Lo scenario politico europeo, da un anno a questa parte, con la Brexit e in vista delle politiche 2017 in Francia e Germania e del referendum in Italia, risulta rivoluzionato e ancora più incerto di quello economico. Riassumiamo le questioni partendo dalla politica del Regno Unito, prima della Brexit.
Londra pre-brexit
A Londra stava bene un Euro forte e la conseguente penalizzazione delle esportazioni di Eurozona; gli andava benissimo un’economia europea complessivamente in difficoltà, chiudendo gli occhi sul surplus commerciale di quella tedesca, perché basato soprattutto sulla produzione e l’esportazione di automobili, cioè un segmento che UK ha abbandonato da tempo.

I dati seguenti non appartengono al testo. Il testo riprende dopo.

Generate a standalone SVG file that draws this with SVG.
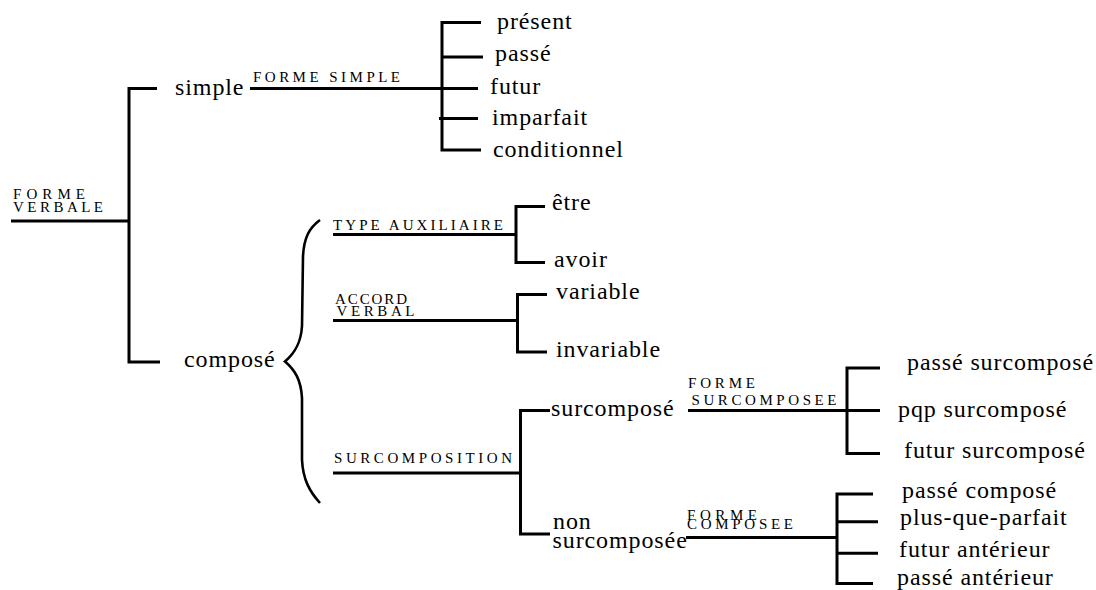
<svg xmlns="http://www.w3.org/2000/svg" width="1096" height="590" viewBox="0 0 1096 590">
<style>
text{font-family:"Liberation Serif","Times New Roman","DejaVu Serif",serif;fill:#000}
.t{font-size:24px;letter-spacing:0.9px}
.s{font-size:15px}
.c{fill:none;stroke:#000;stroke-width:3}
.b{fill:none;stroke:#000;stroke-width:2.6;stroke-linejoin:miter}
</style>
<rect width="1096" height="590" fill="#fff"/>
<g id="connectors">
  <path class="c" d="M11,221 H129"/>
  <path class="c" d="M157,88.5 H129 V362 H160"/>
  <path class="c" d="M250,88.5 H478"/>
  <path class="c" d="M481,22.5 H442 V150 H481"/>
  <path class="c" d="M442,57 H483"/>
  <path class="c" d="M439,118.5 H478"/>
  <path class="b" d="M320,220 C309,228 304,238 303,256 L302,326 C301,343 295,353 285,361.5 C295,370 301,380 302,398 L302,460 C303,480 310,492 320,503"/>
  <path class="c" d="M333,234.5 H516"/>
  <path class="c" d="M545,206.5 H516 V262.5 H545"/>
  <path class="c" d="M333,320.5 H517.5"/>
  <path class="c" d="M547,294.5 H517.5 V352 H547"/>
  <path class="c" d="M333,473 H520.5"/>
  <path class="c" d="M550,410.5 H520.5 V534 H550"/>
  <path class="c" d="M688,410.5 H880"/>
  <path class="c" d="M880,368 H847 V453.5 H880"/>
  <path class="c" d="M686,537.5 H837"/>
  <path class="c" d="M873,494 H837 V583.5 H873"/>
  <path class="c" d="M837,521.7 H878"/>
  <path class="c" d="M837,553.3 H878"/>
  <g id="edge-labels">
    <text class="s" font-family="Liberation Serif, serif" x="253" y="81.5" textLength="147">FORME SIMPLE</text>
    <text class="s" font-family="Liberation Serif, serif" x="333" y="230" textLength="170">TYPE AUXILIAIRE</text>
    <text class="s" font-family="Liberation Serif, serif" x="335" y="303.5" textLength="72">ACCORD</text>
    <text class="s" font-family="Liberation Serif, serif" x="336.5" y="316" textLength="78">VERBAL</text>
    <text class="s" font-family="Liberation Serif, serif" x="334" y="462.5" textLength="178">SURCOMPOSITION</text>
    <text class="s" font-family="Liberation Serif, serif" x="688" y="388" textLength="67">FORME</text>
    <text class="s" font-family="Liberation Serif, serif" x="691.5" y="405" textLength="145">SURCOMPOSEE</text>
    <text class="s" font-family="Liberation Serif, serif" x="687" y="519.5" textLength="70">FORME</text>
    <text class="s" font-family="Liberation Serif, serif" x="687" y="528.5" textLength="106">COMPOSEE</text>
  </g>
</g>
<g id="forme-verbale">
  <text class="s" x="13" y="199" textLength="72">FORME</text>
  <text class="s" x="13" y="212" textLength="90">VERBALE</text>
</g>
<g id="simple"><text class="t" x="175" y="95">simple</text></g>
<g id="compose"><text class="t" x="184" y="367">composé</text></g>
<g id="present"><text class="t" x="497" y="28.5">présent</text></g>
<g id="passe"><text class="t" x="495" y="61">passé</text></g>
<g id="futur"><text class="t" x="490" y="93.5">futur</text></g>
<g id="imparfait"><text class="t" x="492" y="125">imparfait</text></g>
<g id="conditionnel"><text class="t" x="493" y="157">conditionnel</text></g>
<g id="etre"><text class="t" x="552" y="210">être</text></g>
<g id="avoir"><text class="t" x="554" y="267">avoir</text></g>
<g id="variable"><text class="t" x="556" y="298.5">variable</text></g>
<g id="invariable"><text class="t" x="556" y="357">invariable</text></g>
<g id="surcompose"><text class="t" x="551" y="416">surcomposé</text></g>
<g id="non-surcomposee">
  <text class="t" x="553" y="529">non</text>
  <text class="t" x="552.5" y="548">surcomposée</text>
</g>
<g id="passe-surcompose"><text class="t" x="907" y="370">passé surcomposé</text></g>
<g id="pqp-surcompose"><text class="t" x="898" y="417">pqp surcomposé</text></g>
<g id="futur-surcompose"><text class="t" x="904" y="458">futur surcomposé</text></g>
<g id="passe-compose"><text class="t" x="902" y="498">passé composé</text></g>
<g id="plus-que-parfait"><text class="t" x="900" y="525">plus-que-parfait</text></g>
<g id="futur-anterieur"><text class="t" x="899" y="557">futur antérieur</text></g>
<g id="passe-anterieur"><text class="t" x="897" y="585">passé antérieur</text></g>
</svg>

La politica britannica, sostanzialmente non contrastava con quella tedesca e anche la Francia la accettava in cambio che si chiudessero tutti e due gli occhi sul suo mancato rispetto dei parametri di Maastricht. L’Italia era impegnata far quadrare i conti e a uscire dalla recessione, quindi, non poteva opporsi.
L'errore di Angela
A questo punto, il cancelliere Merkel fa un errore clamoroso: la politica migratoria. Accogliendo 1 ml.ne di profughi sul suo territorio ha destabilizzato il quadro politico tedesco e quello di tutti i paesi dell’est europeo, Austria compresa, cioè proprio quelli che maggiormente dipendevano dall’economia tedesca.
Perché?
E’ evidente, sulla questione, lo zampino degli USA. Nelle more della riconsegna di tutta la Siria ad Assad, infatti, Obama ha interesse che gli oppositori al regime possano almeno rifugiarsi in Europa. Probabilmente, in cambio di concessioni sul TTIP che non ci è dato conoscere, Merkel ha accettato. Ciò, però, ha determinato la crescita esponenziale dei partiti nazionalisti e anti UE in tutta Europa, e probabilmente, le negherà l’ulteriore riconferma, alle politiche 2017. Inoltre, il problema migranti ha fatto pendere il piatto della bilancia a favore della Brexit, con conseguenze rivoluzionarie.
Hollande, prima velleitario poi remissivo
Con la Brexit c’è stato un risveglio di Hollande che ha vagheggiato una leadership della Francia sul piano della difesa europea comune e, a Ventotene, ha trovato l’appoggio dell’italiano Renzi, premier di un paese uscito dalla recessione ma che ancora stenta a crescere proprio per i vincoli del fiscal compact.
Renzi ha puntato su Hollande per farsi tirare la volata sulla flessibilità ma tale scenario è durato lo spazio di pochissime settimane. A Bratislava, pur senza l’appoggio britannico, la Merkel ha proseguito nella sua politica monetaria e Hollande si è nuovamente accodato.
Renzi allo scoperto
A questo punto, Matteo Renzi, in cerca di consensi elettorali, in vista del referendum costituzionale, è stato costretto a uscire allo scoperto e ha sparato a zero sui due argomenti per i quali Merkel presta il fianco agli attacchi della destra liberista e xenofoba: politica economica e questione migranti. Poi è andato a rivangare il fatto che la Germania contravviene da anni alle regole concernenti il surplus commerciale; infine, ha alzato la posta, come un consumato pokerista: "Il 18 ottobre, due giorni prima del vertice di Bruxelles, vedrò Obama e avrò la sua sponda".
A Bruxelles, infatti, i capi di governo europei si riuniranno per discutere del negoziato per il TTIP in corso con gli Stati Uniti.
Renzi, insomma, ha fatto capire che, qualora si ritenga di non accordare all’Italia ulteriore flessibilità è pronto a rompere le uova nel paniere alla Germania, proprio nelle questioni (migranti e TTIP) che stanno a cuore all’unica nazione che può mettere paura a Berlino: gli Stati Uniti.
Non sappiamo quali potranno essere gli esiti del bluff del “fiorentino”. Ci sembra evidente, però che il ruolo europeo della Francia è ormai congelato sino alle prossime elezioni; che la Germania, pur fortissima, è completamente isolata e che l’errore di Merkel sul problema migranti sta determinando la sua clamorosa uscita di scena, nonostante una azzeccatissima real-politik, per quanto riguarda tutto il resto.